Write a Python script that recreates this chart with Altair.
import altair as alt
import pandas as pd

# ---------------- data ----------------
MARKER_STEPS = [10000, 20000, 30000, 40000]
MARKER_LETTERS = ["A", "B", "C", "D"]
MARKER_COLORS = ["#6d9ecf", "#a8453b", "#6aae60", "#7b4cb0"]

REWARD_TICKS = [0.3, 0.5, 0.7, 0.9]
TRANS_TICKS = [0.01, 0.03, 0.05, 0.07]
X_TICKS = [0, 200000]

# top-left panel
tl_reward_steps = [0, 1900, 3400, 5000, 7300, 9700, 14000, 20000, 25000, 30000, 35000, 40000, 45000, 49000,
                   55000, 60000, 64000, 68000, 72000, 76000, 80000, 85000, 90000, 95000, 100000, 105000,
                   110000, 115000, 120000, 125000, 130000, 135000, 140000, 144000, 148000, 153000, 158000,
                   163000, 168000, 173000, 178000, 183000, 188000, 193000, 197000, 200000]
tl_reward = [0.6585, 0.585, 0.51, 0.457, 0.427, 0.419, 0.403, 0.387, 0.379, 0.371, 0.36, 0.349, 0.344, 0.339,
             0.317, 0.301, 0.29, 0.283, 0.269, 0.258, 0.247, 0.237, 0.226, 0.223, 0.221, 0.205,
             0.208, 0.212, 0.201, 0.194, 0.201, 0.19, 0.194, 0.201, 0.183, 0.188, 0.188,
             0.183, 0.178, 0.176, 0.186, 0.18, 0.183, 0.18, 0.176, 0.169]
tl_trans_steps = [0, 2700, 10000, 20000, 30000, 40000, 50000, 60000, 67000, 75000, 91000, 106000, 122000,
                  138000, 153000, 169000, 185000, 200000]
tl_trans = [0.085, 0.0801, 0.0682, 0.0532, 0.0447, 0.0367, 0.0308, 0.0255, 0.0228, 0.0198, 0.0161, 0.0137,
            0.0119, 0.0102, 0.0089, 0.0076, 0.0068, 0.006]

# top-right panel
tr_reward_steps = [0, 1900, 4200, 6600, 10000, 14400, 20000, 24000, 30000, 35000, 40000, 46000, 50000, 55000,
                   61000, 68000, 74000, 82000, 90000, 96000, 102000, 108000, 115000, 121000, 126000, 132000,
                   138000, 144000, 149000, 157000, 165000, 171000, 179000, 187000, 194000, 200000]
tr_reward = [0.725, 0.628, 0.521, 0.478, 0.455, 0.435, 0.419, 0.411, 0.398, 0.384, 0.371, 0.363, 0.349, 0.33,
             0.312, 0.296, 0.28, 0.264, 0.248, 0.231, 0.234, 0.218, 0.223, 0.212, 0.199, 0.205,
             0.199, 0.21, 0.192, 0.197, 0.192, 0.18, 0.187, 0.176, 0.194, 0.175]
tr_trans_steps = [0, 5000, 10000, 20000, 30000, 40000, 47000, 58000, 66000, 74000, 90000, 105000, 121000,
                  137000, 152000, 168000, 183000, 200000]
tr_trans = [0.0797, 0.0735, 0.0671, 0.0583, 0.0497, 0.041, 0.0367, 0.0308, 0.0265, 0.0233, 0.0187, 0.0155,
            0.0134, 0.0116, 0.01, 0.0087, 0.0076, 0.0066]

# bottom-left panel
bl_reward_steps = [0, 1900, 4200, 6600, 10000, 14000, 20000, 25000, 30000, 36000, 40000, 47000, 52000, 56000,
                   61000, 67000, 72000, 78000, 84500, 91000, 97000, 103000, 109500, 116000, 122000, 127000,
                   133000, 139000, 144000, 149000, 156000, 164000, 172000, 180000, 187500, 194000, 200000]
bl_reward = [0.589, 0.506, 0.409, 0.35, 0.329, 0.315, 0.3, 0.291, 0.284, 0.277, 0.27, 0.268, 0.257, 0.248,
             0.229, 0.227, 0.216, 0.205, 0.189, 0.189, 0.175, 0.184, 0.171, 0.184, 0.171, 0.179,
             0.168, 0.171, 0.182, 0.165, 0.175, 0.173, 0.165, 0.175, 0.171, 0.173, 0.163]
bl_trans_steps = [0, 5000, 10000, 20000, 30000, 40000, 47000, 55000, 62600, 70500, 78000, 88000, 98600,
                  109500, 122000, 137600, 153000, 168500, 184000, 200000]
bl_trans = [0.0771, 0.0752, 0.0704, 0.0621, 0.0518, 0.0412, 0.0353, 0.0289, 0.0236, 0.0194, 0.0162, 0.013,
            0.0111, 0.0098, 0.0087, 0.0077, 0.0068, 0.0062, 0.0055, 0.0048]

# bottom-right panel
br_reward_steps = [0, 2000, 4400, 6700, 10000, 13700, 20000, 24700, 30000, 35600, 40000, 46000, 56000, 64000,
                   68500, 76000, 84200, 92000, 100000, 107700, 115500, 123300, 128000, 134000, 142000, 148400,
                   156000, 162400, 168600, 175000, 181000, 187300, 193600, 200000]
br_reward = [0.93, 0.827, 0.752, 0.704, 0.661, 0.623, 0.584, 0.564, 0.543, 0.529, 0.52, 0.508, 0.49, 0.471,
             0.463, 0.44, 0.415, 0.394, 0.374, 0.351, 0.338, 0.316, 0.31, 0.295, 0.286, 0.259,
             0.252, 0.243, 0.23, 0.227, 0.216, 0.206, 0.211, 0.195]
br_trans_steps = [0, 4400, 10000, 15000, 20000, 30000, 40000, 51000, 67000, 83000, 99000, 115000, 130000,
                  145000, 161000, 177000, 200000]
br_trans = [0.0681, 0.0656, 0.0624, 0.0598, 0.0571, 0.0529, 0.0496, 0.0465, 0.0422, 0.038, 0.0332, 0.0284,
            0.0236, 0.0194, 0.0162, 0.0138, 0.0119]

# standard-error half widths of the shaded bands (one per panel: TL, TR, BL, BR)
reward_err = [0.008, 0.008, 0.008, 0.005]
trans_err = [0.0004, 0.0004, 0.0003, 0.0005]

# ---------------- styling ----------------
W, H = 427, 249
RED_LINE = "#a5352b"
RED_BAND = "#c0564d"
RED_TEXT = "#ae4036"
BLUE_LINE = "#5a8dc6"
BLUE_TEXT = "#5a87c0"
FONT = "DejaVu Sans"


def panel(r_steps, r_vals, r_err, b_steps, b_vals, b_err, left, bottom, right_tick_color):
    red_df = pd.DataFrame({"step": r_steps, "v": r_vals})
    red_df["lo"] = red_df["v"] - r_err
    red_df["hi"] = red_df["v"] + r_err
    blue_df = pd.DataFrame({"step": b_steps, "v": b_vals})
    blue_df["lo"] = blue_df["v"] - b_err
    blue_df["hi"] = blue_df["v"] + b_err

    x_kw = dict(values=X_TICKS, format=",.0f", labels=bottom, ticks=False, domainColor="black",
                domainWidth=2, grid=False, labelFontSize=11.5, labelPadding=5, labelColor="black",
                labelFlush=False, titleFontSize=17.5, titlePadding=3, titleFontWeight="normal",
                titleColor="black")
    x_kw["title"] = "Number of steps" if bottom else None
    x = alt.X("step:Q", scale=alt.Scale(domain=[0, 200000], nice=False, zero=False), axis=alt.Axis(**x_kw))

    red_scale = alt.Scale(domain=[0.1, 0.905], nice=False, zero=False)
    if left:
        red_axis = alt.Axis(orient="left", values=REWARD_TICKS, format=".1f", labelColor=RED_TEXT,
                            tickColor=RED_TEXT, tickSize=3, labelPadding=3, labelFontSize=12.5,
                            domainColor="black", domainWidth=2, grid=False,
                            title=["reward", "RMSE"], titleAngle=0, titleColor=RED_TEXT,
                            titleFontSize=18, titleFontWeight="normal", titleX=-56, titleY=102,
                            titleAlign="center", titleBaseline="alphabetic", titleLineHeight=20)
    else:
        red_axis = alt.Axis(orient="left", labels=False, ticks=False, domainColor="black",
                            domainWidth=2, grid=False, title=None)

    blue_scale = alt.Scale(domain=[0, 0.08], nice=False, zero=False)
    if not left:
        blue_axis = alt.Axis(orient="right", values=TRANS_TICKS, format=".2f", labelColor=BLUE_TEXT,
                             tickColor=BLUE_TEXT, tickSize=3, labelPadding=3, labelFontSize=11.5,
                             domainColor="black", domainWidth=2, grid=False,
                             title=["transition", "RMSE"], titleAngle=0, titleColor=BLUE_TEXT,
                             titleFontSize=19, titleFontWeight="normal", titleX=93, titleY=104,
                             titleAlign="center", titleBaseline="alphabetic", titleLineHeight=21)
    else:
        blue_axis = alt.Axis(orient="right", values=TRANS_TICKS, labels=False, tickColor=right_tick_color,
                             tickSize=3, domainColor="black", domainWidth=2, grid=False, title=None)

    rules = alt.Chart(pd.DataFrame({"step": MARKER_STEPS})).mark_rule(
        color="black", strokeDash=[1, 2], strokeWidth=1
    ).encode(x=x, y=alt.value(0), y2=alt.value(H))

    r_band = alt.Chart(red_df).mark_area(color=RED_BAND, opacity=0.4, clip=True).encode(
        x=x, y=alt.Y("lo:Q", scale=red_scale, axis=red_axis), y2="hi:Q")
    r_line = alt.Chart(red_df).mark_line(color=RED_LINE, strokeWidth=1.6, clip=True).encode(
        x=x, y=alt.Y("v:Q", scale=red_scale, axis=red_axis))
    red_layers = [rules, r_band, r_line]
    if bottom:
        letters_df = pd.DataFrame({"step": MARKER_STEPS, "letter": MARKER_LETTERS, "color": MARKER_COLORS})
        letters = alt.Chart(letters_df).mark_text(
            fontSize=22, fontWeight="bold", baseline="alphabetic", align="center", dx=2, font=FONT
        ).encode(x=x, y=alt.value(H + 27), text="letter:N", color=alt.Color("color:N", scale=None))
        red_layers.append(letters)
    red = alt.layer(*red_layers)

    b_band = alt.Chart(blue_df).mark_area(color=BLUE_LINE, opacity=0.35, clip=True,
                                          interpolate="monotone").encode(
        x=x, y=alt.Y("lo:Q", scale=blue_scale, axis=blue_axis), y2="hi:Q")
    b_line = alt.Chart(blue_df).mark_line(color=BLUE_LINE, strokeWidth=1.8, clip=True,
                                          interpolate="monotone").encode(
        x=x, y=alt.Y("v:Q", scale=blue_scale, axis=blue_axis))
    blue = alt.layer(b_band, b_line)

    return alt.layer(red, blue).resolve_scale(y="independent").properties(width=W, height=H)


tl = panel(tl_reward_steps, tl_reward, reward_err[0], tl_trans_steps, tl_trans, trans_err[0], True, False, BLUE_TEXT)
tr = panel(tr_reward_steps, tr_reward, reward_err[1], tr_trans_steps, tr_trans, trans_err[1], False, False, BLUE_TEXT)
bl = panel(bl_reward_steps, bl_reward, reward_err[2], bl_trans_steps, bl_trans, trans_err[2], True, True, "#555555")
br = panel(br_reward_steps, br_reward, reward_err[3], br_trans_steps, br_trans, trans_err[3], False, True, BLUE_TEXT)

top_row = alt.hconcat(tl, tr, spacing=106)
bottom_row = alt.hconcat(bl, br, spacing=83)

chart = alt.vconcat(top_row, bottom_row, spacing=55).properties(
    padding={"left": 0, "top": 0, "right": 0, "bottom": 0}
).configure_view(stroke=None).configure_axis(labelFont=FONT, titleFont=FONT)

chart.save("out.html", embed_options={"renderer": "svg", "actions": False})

* EXERCISE DETAILS
Begin with the first line of the data above and, please, print each line exactly until you have printed the line containing "X_TICKS = [0, 200000]"; print nothing else.

* SOLUTION TO THE EXERCISE
Write a Python script that recreates this chart with Altair.
import altair as alt
import pandas as pd

# ---------------- data ----------------
MARKER_STEPS = [10000, 20000, 30000, 40000]
MARKER_LETTERS = ["A", "B", "C", "D"]
MARKER_COLORS = ["#6d9ecf", "#a8453b", "#6aae60", "#7b4cb0"]

REWARD_TICKS = [0.3, 0.5, 0.7, 0.9]
TRANS_TICKS = [0.01, 0.03, 0.05, 0.07]
X_TICKS = [0, 200000]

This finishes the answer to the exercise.